* Stated task
From the first line of the data down to and including the line with "from matplotlib.lines import Line2D", copy everything exactly, leaving out pictures.

*** Available data

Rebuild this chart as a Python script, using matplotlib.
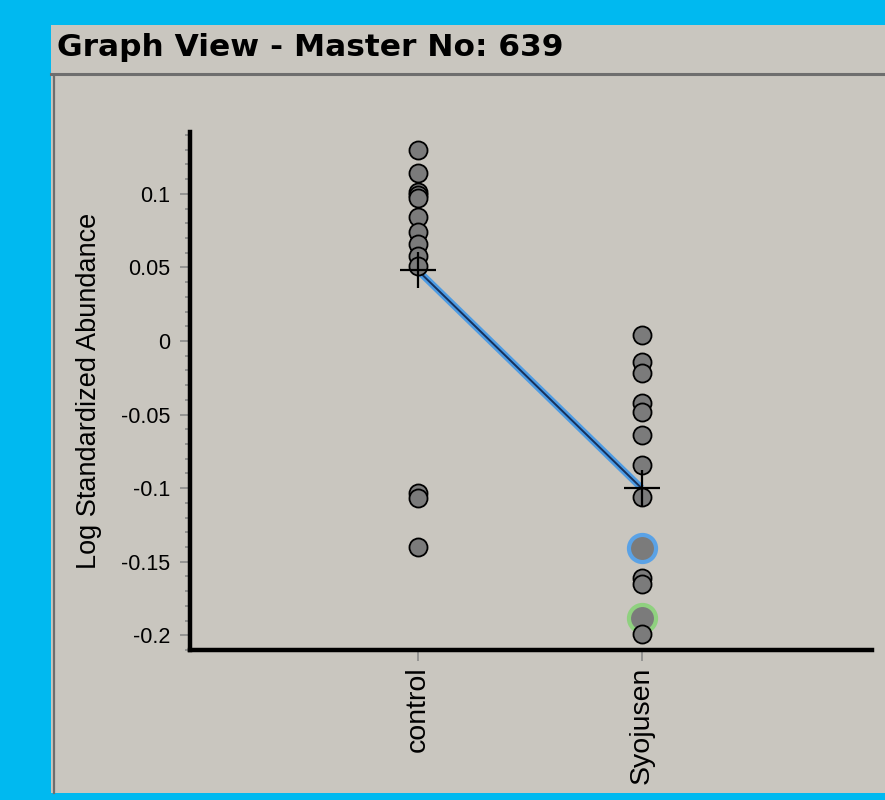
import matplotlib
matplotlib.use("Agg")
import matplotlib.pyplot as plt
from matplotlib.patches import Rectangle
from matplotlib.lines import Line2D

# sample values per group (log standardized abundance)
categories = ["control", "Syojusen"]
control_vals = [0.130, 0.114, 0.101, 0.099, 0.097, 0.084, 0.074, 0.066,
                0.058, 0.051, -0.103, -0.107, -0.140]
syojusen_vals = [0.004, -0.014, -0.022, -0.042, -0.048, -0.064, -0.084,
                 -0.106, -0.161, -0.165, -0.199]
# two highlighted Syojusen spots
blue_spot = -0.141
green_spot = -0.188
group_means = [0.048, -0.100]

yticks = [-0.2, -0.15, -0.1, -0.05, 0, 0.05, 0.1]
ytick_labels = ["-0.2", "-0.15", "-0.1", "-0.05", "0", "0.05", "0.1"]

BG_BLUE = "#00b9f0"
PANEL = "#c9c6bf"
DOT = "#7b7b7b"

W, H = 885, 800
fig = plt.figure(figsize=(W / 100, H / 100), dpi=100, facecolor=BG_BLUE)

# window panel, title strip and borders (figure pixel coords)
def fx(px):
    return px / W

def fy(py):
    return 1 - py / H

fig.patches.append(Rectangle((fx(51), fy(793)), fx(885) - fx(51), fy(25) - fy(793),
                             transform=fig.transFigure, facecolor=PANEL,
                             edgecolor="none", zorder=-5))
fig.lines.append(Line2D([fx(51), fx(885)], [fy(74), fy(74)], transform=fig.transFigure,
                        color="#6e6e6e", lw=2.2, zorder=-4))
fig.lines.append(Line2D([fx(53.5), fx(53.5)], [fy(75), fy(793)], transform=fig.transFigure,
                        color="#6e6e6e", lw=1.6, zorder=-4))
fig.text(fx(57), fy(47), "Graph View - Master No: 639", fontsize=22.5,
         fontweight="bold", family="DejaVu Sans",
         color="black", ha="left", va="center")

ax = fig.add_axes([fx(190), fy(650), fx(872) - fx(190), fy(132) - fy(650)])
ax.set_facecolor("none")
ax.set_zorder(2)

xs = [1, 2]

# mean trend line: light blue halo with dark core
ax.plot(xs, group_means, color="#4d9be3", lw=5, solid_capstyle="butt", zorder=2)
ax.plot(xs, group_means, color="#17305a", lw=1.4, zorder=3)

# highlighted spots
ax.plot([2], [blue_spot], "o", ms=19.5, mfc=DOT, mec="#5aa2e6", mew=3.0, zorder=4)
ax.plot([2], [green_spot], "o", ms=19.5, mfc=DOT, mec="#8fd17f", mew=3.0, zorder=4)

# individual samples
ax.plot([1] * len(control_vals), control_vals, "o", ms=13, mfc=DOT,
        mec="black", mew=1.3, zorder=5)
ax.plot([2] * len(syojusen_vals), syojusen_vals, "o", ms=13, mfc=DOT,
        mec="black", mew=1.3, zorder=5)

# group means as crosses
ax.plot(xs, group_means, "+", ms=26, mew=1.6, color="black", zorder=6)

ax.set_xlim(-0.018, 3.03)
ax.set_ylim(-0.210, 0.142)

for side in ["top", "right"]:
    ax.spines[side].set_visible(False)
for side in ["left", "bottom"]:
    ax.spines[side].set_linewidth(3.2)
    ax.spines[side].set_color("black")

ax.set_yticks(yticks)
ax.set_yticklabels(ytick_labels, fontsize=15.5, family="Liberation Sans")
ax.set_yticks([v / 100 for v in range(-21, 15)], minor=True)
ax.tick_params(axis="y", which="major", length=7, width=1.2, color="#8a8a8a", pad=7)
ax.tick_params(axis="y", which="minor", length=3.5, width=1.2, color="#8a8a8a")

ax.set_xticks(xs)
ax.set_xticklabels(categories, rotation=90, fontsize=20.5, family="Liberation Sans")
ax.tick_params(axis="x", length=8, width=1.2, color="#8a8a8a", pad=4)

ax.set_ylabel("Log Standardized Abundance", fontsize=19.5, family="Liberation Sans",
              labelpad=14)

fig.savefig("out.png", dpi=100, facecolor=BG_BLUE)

******

* In response
Rebuild this chart as a Python script, using matplotlib.
import matplotlib
matplotlib.use("Agg")
import matplotlib.pyplot as plt
from matplotlib.patches import Rectangle
from matplotlib.lines import Line2D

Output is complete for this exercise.